Challenge
Copy the listing below in full and skip every picture.

Information shown
******

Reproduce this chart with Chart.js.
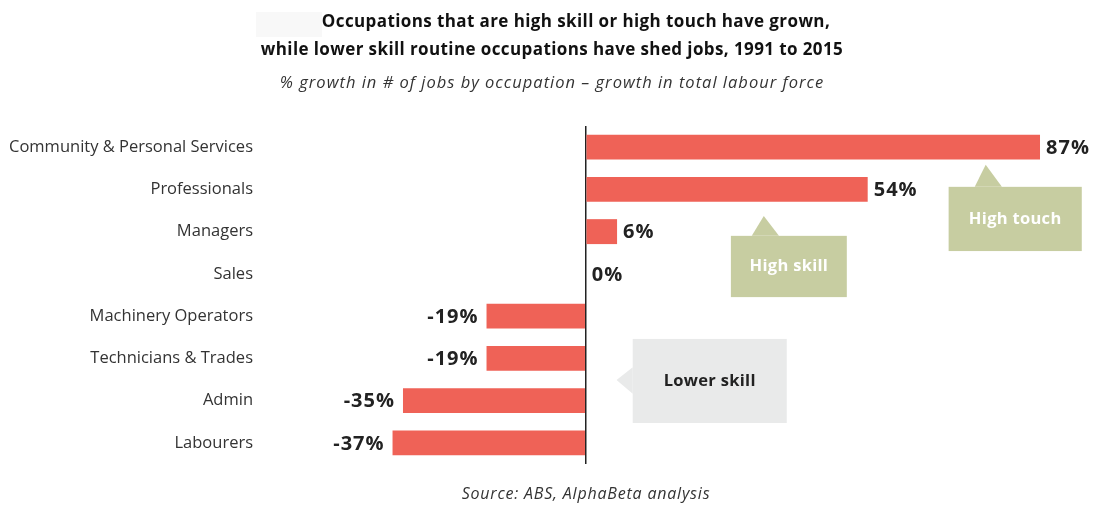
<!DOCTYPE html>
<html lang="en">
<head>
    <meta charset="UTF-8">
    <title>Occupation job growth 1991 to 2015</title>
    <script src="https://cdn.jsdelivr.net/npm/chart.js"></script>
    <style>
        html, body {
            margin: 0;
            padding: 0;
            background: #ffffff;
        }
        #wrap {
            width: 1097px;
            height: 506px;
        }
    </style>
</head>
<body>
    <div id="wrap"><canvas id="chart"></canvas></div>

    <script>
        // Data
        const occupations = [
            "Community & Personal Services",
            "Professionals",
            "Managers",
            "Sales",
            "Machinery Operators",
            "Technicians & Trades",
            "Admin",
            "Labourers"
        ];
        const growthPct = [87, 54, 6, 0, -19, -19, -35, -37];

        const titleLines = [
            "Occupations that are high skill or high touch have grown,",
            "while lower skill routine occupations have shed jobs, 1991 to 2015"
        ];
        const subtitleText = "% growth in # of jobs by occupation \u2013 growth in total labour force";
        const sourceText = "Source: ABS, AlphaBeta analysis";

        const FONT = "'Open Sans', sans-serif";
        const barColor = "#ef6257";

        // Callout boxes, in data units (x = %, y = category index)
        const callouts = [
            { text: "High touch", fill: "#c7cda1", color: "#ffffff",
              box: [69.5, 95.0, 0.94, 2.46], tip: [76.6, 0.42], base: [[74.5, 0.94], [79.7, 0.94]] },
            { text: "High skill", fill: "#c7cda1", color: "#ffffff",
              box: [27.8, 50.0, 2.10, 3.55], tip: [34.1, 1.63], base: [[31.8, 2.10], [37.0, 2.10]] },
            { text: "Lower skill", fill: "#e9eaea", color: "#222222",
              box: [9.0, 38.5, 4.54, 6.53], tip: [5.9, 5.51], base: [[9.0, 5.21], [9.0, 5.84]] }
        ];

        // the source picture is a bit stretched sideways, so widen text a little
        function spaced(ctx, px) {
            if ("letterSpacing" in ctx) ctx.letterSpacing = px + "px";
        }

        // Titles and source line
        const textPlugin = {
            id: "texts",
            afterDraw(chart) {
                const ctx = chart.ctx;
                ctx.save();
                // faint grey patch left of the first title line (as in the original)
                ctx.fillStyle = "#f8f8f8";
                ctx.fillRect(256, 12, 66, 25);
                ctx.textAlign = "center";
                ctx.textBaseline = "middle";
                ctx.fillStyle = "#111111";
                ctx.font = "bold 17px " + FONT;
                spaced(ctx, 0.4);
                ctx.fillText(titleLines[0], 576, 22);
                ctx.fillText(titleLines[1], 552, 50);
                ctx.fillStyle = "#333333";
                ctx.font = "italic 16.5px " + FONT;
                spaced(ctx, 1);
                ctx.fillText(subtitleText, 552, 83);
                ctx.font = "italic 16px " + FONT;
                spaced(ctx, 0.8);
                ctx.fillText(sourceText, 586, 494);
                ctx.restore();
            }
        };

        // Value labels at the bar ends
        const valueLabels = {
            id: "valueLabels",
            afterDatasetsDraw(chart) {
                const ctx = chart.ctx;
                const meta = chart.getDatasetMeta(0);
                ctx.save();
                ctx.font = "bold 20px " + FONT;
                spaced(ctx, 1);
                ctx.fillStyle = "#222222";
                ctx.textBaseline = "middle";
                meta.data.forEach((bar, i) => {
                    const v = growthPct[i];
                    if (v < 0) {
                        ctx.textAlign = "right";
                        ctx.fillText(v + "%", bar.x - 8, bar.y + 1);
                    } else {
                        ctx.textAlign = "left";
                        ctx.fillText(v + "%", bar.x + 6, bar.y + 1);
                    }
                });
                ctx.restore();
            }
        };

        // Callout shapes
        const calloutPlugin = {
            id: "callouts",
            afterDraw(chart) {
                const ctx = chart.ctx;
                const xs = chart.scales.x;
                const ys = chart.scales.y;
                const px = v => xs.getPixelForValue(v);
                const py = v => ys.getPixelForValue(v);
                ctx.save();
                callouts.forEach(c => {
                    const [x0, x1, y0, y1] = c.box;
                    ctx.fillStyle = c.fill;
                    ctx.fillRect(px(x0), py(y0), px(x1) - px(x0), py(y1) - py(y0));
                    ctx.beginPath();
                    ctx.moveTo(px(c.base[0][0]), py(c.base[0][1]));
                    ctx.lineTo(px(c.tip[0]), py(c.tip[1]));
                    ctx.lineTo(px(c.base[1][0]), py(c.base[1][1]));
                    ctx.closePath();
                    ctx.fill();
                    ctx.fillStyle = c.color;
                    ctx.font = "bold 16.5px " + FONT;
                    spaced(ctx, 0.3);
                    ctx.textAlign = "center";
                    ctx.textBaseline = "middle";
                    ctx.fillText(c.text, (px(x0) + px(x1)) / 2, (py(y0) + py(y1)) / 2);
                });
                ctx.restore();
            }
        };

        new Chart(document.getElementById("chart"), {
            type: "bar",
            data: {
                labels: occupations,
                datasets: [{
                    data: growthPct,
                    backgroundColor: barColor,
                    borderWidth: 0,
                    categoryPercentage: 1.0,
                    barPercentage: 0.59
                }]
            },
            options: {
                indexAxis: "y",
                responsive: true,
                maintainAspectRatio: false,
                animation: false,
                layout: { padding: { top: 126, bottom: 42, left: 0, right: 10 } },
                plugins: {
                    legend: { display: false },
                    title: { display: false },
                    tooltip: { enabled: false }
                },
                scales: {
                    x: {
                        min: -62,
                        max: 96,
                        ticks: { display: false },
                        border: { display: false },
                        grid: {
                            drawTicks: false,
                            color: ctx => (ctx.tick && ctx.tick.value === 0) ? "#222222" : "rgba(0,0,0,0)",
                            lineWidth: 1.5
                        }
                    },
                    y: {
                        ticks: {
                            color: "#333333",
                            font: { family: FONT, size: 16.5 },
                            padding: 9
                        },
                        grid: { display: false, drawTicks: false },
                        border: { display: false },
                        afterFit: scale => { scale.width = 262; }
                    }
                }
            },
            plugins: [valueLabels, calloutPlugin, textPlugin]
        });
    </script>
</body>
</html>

******

Response below
Reproduce this chart with Chart.js.
<!DOCTYPE html>
<html lang="en">
<head>
    <meta charset="UTF-8">
    <title>Occupation job growth 1991 to 2015</title>
    <script src="https://cdn.jsdelivr.net/npm/chart.js"></script>
    <style>
        html, body {
            margin: 0;
            padding: 0;
            background: #ffffff;
        }
        #wrap {
            width: 1097px;
            height: 506px;
        }
    </style>
</head>
<body>
    <div id="wrap"><canvas id="chart"></canvas></div>

    <script>
        // Data
        const occupations = [
            "Community & Personal Services",
            "Professionals",
            "Managers",
            "Sales",
            "Machinery Operators",
            "Technicians & Trades",
            "Admin",
            "Labourers"
        ];
        const growthPct = [87, 54, 6, 0, -19, -19, -35, -37];

        const titleLines = [
            "Occupations that are high skill or high touch have grown,",
            "while lower skill routine occupations have shed jobs, 1991 to 2015"
        ];
        const subtitleText = "% growth in # of jobs by occupation \u2013 growth in total labour force";
        const sourceText = "Source: ABS, AlphaBeta analysis";

        const FONT = "'Open Sans', sans-serif";
        const barColor = "#ef6257";

        // Callout boxes, in data units (x = %, y = category index)
        const callouts = [
            { text: "High touch", fill: "#c7cda1", color: "#ffffff",
              box: [69.5, 95.0, 0.94, 2.46], tip: [76.6, 0.42], base: [[74.5, 0.94], [79.7, 0.94]] },
            { text: "High skill", fill: "#c7cda1", color: "#ffffff",
              box: [27.8, 50.0, 2.10, 3.55], tip: [34.1, 1.63], base: [[31.8, 2.10], [37.0, 2.10]] },
            { text: "Lower skill", fill: "#e9eaea", color: "#222222",
              box: [9.0, 38.5, 4.54, 6.53], tip: [5.9, 5.51], base: [[9.0, 5.21], [9.0, 5.84]] }
        ];

        // the source picture is a bit stretched sideways, so widen text a little
        function spaced(ctx, px) {
            if ("letterSpacing" in ctx) ctx.letterSpacing = px + "px";
        }

        // Titles and source line
        const textPlugin = {
            id: "texts",
            afterDraw(chart) {
                const ctx = chart.ctx;
                ctx.save();
                // faint grey patch left of the first title line (as in the original)
                ctx.fillStyle = "#f8f8f8";
                ctx.fillRect(256, 12, 66, 25);
                ctx.textAlign = "center";
                ctx.textBaseline = "middle";
                ctx.fillStyle = "#111111";
                ctx.font = "bold 17px " + FONT;
                spaced(ctx, 0.4);
                ctx.fillText(titleLines[0], 576, 22);
                ctx.fillText(titleLines[1], 552, 50);
                ctx.fillStyle = "#333333";
                ctx.font = "italic 16.5px " + FONT;
                spaced(ctx, 1);
                ctx.fillText(subtitleText, 552, 83);
                ctx.font = "italic 16px " + FONT;
                spaced(ctx, 0.8);
                ctx.fillText(sourceText, 586, 494);
                ctx.restore();
            }
        };

        // Value labels at the bar ends
        const valueLabels = {
            id: "valueLabels",
            afterDatasetsDraw(chart) {
                const ctx = chart.ctx;
                const meta = chart.getDatasetMeta(0);
                ctx.save();
                ctx.font = "bold 20px " + FONT;
                spaced(ctx, 1);
                ctx.fillStyle = "#222222";
                ctx.textBaseline = "middle";
                meta.data.forEach((bar, i) => {
                    const v = growthPct[i];
                    if (v < 0) {
                        ctx.textAlign = "right";
                        ctx.fillText(v + "%", bar.x - 8, bar.y + 1);
                    } else {
                        ctx.textAlign = "left";
                        ctx.fillText(v + "%", bar.x + 6, bar.y + 1);
                    }
                });
                ctx.restore();
            }
        };

        // Callout shapes
        const calloutPlugin = {
            id: "callouts",
            afterDraw(chart) {
                const ctx = chart.ctx;
                const xs = chart.scales.x;
                const ys = chart.scales.y;
                const px = v => xs.getPixelForValue(v);
                const py = v => ys.getPixelForValue(v);
                ctx.save();
                callouts.forEach(c => {
                    const [x0, x1, y0, y1] = c.box;
                    ctx.fillStyle = c.fill;
                    ctx.fillRect(px(x0), py(y0), px(x1) - px(x0), py(y1) - py(y0));
                    ctx.beginPath();
                    ctx.moveTo(px(c.base[0][0]), py(c.base[0][1]));
                    ctx.lineTo(px(c.tip[0]), py(c.tip[1]));
                    ctx.lineTo(px(c.base[1][0]), py(c.base[1][1]));
                    ctx.closePath();
                    ctx.fill();
                    ctx.fillStyle = c.color;
                    ctx.font = "bold 16.5px " + FONT;
                    spaced(ctx, 0.3);
                    ctx.textAlign = "center";
                    ctx.textBaseline = "middle";
                    ctx.fillText(c.text, (px(x0) + px(x1)) / 2, (py(y0) + py(y1)) / 2);
                });
                ctx.restore();
            }
        };

        new Chart(document.getElementById("chart"), {
            type: "bar",
            data: {
                labels: occupations,
                datasets: [{
                    data: growthPct,
                    backgroundColor: barColor,
                    borderWidth: 0,
                    categoryPercentage: 1.0,
                    barPercentage: 0.59
                }]
            },
            options: {
                indexAxis: "y",
                responsive: true,
                maintainAspectRatio: false,
                animation: false,
                layout: { padding: { top: 126, bottom: 42, left: 0, right: 10 } },
                plugins: {
                    legend: { display: false },
                    title: { display: false },
                    tooltip: { enabled: false }
                },
                scales: {
                    x: {
                        min: -62,
                        max: 96,
                        ticks: { display: false },
                        border: { display: false },
                        grid: {
                            drawTicks: false,
                            color: ctx => (ctx.tick && ctx.tick.value === 0) ? "#222222" : "rgba(0,0,0,0)",
                            lineWidth: 1.5
                        }
                    },
                    y: {
                        ticks: {
                            color: "#333333",
                            font: { family: FONT, size: 16.5 },
                            padding: 9
                        },
                        grid: { display: false, drawTicks: false },
                        border: { display: false },
                        afterFit: scale => { scale.width = 262; }
                    }
                }
            },
            plugins: [valueLabels, calloutPlugin, textPlugin]
        });
    </script>
</body>
</html>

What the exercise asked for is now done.